▶ [WHAT THE EXERCISE ASKS]: Reproduce each line from the first in the data through the line that contains "import plotly.graph_objects as go" exactly; give nothing else.
>> START DATA EXCERPT
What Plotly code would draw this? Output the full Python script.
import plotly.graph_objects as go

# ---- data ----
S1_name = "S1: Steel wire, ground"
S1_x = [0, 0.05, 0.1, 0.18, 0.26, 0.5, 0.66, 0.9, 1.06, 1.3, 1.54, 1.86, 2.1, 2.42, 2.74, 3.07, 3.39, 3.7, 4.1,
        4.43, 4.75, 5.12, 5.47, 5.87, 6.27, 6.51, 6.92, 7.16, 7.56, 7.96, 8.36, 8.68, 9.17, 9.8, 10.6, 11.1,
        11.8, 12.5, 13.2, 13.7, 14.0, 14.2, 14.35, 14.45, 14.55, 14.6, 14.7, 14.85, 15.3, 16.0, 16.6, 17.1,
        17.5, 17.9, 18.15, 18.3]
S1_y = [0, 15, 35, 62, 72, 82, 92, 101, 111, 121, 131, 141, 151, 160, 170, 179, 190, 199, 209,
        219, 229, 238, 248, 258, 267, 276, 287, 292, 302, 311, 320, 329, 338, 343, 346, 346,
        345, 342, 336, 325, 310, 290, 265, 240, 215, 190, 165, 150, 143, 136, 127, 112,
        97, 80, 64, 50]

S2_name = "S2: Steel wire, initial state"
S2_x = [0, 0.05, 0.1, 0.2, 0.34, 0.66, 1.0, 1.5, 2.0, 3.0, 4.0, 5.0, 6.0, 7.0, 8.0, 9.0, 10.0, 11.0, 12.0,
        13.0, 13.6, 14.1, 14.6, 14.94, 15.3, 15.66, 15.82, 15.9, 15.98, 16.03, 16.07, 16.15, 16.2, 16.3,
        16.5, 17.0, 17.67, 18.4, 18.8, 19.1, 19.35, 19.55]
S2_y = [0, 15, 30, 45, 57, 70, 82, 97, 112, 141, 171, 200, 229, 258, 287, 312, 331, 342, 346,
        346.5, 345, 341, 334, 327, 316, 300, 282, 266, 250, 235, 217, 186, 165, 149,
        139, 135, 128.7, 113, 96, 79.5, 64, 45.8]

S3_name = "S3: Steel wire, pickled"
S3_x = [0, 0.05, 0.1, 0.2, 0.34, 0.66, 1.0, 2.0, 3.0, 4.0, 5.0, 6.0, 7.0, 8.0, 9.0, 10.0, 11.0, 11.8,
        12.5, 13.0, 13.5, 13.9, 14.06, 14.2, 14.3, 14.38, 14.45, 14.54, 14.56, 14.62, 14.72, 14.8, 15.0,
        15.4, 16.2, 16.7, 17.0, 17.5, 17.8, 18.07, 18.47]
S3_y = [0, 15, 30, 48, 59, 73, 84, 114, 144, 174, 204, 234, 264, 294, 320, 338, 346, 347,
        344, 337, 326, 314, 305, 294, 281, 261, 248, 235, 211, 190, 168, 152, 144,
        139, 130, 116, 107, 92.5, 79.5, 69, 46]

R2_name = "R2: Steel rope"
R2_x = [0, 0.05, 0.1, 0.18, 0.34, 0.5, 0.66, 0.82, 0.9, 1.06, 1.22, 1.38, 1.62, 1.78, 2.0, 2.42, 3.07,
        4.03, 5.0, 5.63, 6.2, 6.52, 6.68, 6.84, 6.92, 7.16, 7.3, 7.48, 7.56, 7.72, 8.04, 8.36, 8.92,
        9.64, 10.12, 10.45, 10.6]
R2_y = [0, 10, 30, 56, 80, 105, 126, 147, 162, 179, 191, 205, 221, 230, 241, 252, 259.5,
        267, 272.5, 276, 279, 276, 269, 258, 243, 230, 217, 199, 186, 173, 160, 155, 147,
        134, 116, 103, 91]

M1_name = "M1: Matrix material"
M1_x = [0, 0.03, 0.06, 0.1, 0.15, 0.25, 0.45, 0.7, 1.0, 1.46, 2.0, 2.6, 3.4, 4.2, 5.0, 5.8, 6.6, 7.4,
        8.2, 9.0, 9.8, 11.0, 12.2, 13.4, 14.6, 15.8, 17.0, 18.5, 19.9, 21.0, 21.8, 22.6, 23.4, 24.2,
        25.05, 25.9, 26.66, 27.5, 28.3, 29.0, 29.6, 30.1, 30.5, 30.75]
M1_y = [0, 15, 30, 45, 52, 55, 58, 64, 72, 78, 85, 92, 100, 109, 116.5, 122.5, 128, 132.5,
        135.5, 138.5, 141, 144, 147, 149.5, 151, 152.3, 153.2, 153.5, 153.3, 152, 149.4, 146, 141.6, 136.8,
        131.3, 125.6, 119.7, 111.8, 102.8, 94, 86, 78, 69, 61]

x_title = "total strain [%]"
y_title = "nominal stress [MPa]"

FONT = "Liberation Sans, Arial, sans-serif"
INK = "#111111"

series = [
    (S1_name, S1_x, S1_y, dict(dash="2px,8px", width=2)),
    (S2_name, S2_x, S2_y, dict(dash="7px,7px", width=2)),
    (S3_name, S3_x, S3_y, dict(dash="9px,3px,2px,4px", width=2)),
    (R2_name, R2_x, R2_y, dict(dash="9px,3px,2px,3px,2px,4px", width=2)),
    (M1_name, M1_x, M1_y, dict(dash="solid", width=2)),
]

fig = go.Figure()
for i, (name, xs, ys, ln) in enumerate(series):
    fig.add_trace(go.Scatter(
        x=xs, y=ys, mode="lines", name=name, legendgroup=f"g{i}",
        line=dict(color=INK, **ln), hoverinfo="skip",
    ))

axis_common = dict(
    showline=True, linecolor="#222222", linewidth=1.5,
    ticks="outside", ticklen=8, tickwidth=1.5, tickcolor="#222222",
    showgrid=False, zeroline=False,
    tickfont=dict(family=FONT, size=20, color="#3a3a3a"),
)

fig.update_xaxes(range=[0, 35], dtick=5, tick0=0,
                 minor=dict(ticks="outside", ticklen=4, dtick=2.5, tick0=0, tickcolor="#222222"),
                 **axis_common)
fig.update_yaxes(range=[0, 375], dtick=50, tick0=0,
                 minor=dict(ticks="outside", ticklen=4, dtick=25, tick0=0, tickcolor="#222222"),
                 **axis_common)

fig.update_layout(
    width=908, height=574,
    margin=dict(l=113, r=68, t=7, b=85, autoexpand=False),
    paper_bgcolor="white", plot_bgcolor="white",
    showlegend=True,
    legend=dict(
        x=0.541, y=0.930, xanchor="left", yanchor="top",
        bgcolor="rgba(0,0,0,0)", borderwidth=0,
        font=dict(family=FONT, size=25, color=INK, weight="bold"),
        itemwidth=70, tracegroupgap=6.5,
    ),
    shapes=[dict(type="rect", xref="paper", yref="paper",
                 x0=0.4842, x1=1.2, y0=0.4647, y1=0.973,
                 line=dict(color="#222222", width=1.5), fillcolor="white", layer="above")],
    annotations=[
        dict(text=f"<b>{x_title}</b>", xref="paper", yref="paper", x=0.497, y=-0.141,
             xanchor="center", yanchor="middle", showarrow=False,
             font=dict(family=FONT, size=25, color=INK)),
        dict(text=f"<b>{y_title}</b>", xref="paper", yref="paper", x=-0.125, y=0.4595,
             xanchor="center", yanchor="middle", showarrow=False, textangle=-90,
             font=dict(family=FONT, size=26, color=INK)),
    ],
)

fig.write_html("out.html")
>> END DATA EXCERPT
▶ [COMPLETED EXERCISE]:
What Plotly code would draw this? Output the full Python script.
import plotly.graph_objects as go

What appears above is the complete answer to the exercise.